What is ETL?
ETL, or Extract, Transform and Load, eases the combination of heterogeneous sources into a unified central repository. Usually this repository is a data warehouse or mart which will support enterprise business intelligence.
Extract - read data from multiple source systems into a single format. This process extracts the data from each native system and saves it to one target location. That source data may be any number of database formats, flat files, or document repositories. Usually, the goal is to extract the entire unmodified source system data, though certain checks and filters may be performed here to ensure the data meets an expected layout or to selectively remove data (e.g. potentially confidential information).
Transform - in this step, the data from the various systems is made consistent and linked. Some of the key operations here are:
- Standardization – data is mapped to a consistent set of lookup values (e.g. US, USA, United States and blank/null - all mapped to the standard ISO country code)
- Cleansing – perform validity checks and either remove or modify problem data
- Surrogate keys – new key values applied to similar data from different source systems prevent key collisions in the future and provide a cross reference across these systems
- Transposing – organizes data to optimize reporting. Many source systems are optimized for transactional performance but the warehouse will be primarily used for reporting. Often this involves denormalizing and re-organizing into a dimensional model.
Load - the transformed data is now written out to a warehouse/mart. The load process will usually preserve prior data. In some instances existing warehouse data is never removed, just marked as inactive. This provides full auditing and supports historical reporting.
ETL Tools
There are a number of commercial and open source ETL tools available to assist in any ETL process. Some of the prominent ones are:
- Business Objects Data Integrator
- Informatica PowerCenter
- IBM InfoSphere DataStage
- Oracle Warehouse Builder / Data Integrator
- Microsoft SQL Server Integration Services
- Pentaho Data Integration (Open Source)
- Jasper ETL (Open Source)
These tools provide a number of functions to facilitate the ETL workflow. The variety of source data types are handled automatically. A transformation engine makes it easy to create reusable scripts to handle the data mapping. Scheduling and error handling are also built in.
It is particularly advantageous to use an ETL tool in the following situations:
- When there are many source systems to be integrated
- When source systems are in different formats
- When this process needs to be run repeatedly (e.g. daily, hourly, real time)
- To take advantage of pre-built warehouses/marts.

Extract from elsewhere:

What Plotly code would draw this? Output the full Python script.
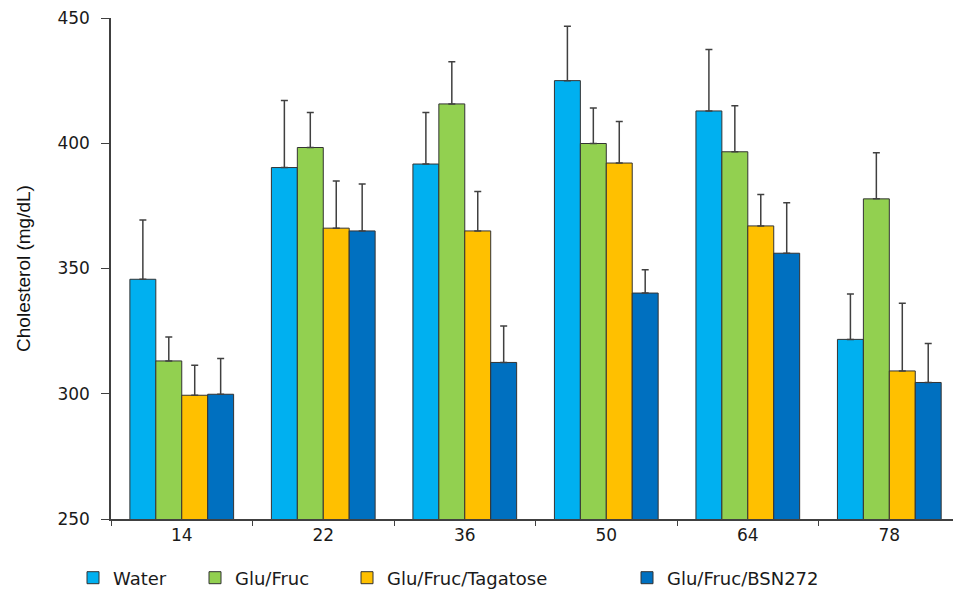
import plotly.graph_objects as go

days = ["14", "22", "36", "50", "64", "78"]

water = [345.7, 390.3, 391.7, 425.0, 412.9, 321.7]
water_err = [23.7, 26.8, 20.6, 21.7, 24.5, 18.1]
glu_fruc = [313.1, 398.3, 415.7, 399.9, 396.6, 377.8]
glu_fruc_err = [9.6, 14.0, 16.8, 14.2, 18.4, 18.4]
tagatose = [299.4, 366.1, 365.0, 392.1, 367.0, 309.1]
tagatose_err = [12.0, 18.8, 15.7, 16.6, 12.5, 27.0]
bsn272 = [299.8, 365.0, 312.5, 340.2, 356.1, 304.5]
bsn272_err = [14.3, 18.7, 14.5, 9.3, 20.1, 15.6]

series = [
    ("Water", water, water_err, "#00B0F0", "legend", 113),
    ("Glu/Fruc", glu_fruc, glu_fruc_err, "#92D050", "legend2", 235),
    ("Glu/Fruc/Tagatose", tagatose, tagatose_err, "#FFC000", "legend3", 387),
    ("Glu/Fruc/BSN272", bsn272, bsn272_err, "#0070C0", "legend4", 667),
]

W, H = 953, 589
axis_col = "#404040"
font_main = "DejaVu Sans, Arial, sans-serif"

fig = go.Figure()
legends = {}
for name, vals, errs, col, lg, text_x in series:
    fig.add_trace(go.Bar(
        x=days, y=vals, name=name, legend=lg, showlegend=True,
        marker=dict(color=col, line=dict(color="#333333", width=1)),
        error_y=dict(type="data", symmetric=False, array=errs,
                     arrayminus=[0] * len(errs),
                     color=axis_col, thickness=1.5, width=3.5),
    ))
    # one legend per series so each entry sits where the reference has it
    legends[lg] = dict(
        orientation="h", xref="container", yref="container",
        x=(text_x - 40) / W, xanchor="left",
        y=1 - 578 / H, yanchor="middle",
        font=dict(family=font_main, size=18, color="#1a1a1a"),
        bgcolor="rgba(0,0,0,0)", borderwidth=0,
    )

fig.update_layout(
    width=W, height=H,
    margin=dict(l=111, r=0, t=18, b=70, autoexpand=False),
    plot_bgcolor="white", paper_bgcolor="white",
    barmode="group", bargap=0.267, bargroupgap=0,
    showlegend=True,
    **legends,
)

fig.update_xaxes(
    type="category", range=[-0.5, 5.45],
    showline=True, linecolor=axis_col, linewidth=1.5,
    ticks="outside", tickson="boundaries", ticklen=5, tickcolor=axis_col,
    tickfont=dict(family=font_main, size=17, color="#1a1a1a"),
    showgrid=False, zeroline=False,
)
fig.update_yaxes(
    range=[250, 450], dtick=50,
    showline=True, linecolor=axis_col, linewidth=1.5,
    ticks="outside", ticklen=8, tickcolor=axis_col,
    tickfont=dict(family=font_main, size=17, color="#1a1a1a"),
    ticklabelstandoff=8,
    showgrid=False, zeroline=False,
    title=dict(text="Cholesterol (mg/dL)", standoff=22,
               font=dict(family="Arial, Liberation Sans, sans-serif", size=19, color="#111111")),
)

# drop the browser's default page margin so the figure fills the window
fig.write_html("out.html", config={"displayModeBar": False},
               post_script="document.body.style.margin='0';")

Many of these exist for popular platforms such as PeopleSoft, SAP, JD Edwards.
There are also times where the overhead and cost of setting up an ETL tool might not make sense. In these situations some combination of stored procedures, custom coding and off the shelf packages may make more sense. Scenarios of this type include:
- One time conversion of data
- A limited number of source systems that share key identifiers
Sample Workflow
As illustrated here, a typical ETL workflow will move the data through a few distinct phases. This allows each phase to be better defined and eases troubleshooting.
Source > Extract > Stage – this phase extracts all the appropriate data from each source system. The extract copies only data that has changed in the source system since its last run. The stage library contains all source information in a similar structure to how it appears in the source systems. All extracted information will remain in stage until it is successfully processed by the transform.
Stage > Transform > Warehouse – the data from stage is transformed into a warehouse. In this example this step includes some of the base transformations as well as the load of data into a single warehouse. In this phase, surrogate keys are added where needed, lookup value mappings are applied and related information from multiple source systems is combined into a single structure. Any errors encountered here are reported and the problem data remains in stage until corrected. No information is removed from the warehouse and all data there is tagged with effective, update and end timestamps.
Warehouse > Load > Mart – the current effective date from the warehouse is loaded to the mart to support analysis. While this is the final load of the process, this step also includes a transform of the data to an optimized dimensional form for reporting and analysis.
Business intelligence in the enterprise is greatly enhanced by unified data. ETL can be an important tool when combining heterogeneous sources into one cohesive central repository.